The consumer price index recorded an annual pace of 2.2 percent, the lowest in four months and a drop from 2.8 percent in August, Statistics Canada said Friday from Ottawa. Economists had expected inflation of 2.7 percent. Core measures of inflation -- considered a better indicator of underlying pressures -- also ticked lower and averaged 2 percent last month.
Slower headline inflation and easing core numbers will reassure policy makers the recent spike in gasoline prices and other products like air transportation is transitory. The 2 percent core rate is consistent with an economy at full capacity -- but not one that is overheating and that should give the Bank of Canada scope to proceed with gradual interest-rate increases. An unexpected drop in retail sales numbers for August will reinforce the view the central bank can take its time on rates.
“Soft is the word of the day for Canadian economy watchers,” Avery Shenfeld, Toronto-based chief economist at CIBC World Markets, wrote in a note to clients. “Not soft enough to forestall an October rate hike, but enough to lower expectations that had been building, erroneously in our view, for a follow up hike in December.”
Inflation had hit 3 percent in July -- the highest in seven years -- on the back of gasoline and a jump in prices for air transportation and other travel-related services.
The Canadian dollar reversed gains on the report, declining as much as 0.3 percent and was trading little changed at C$1.3099 against its U.S. counterpart at 8:59 a.m. in Toronto.
Air transportation costs, which jumped 16 percent in July, plunged 17 percent in September. Traveler accommodation service prices were down 6.2 percent last month.
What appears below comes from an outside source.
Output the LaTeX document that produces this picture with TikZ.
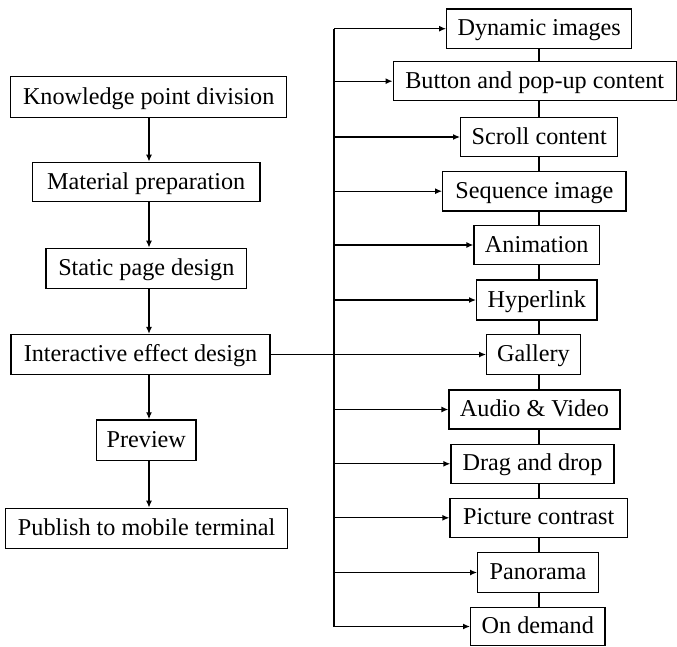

Statistics Canada has changed the methodology in measuring prices in that sector that is capturing more of the seasonal variation in costs.
In its most recent forecasts released in July, the central bank estimated inflation would average 2.5 percent in the third quarter -- which ends in September -- before returning back to near the 2 percent target by 2019. Inflation actually averaged 2.7 percent in the third quarter.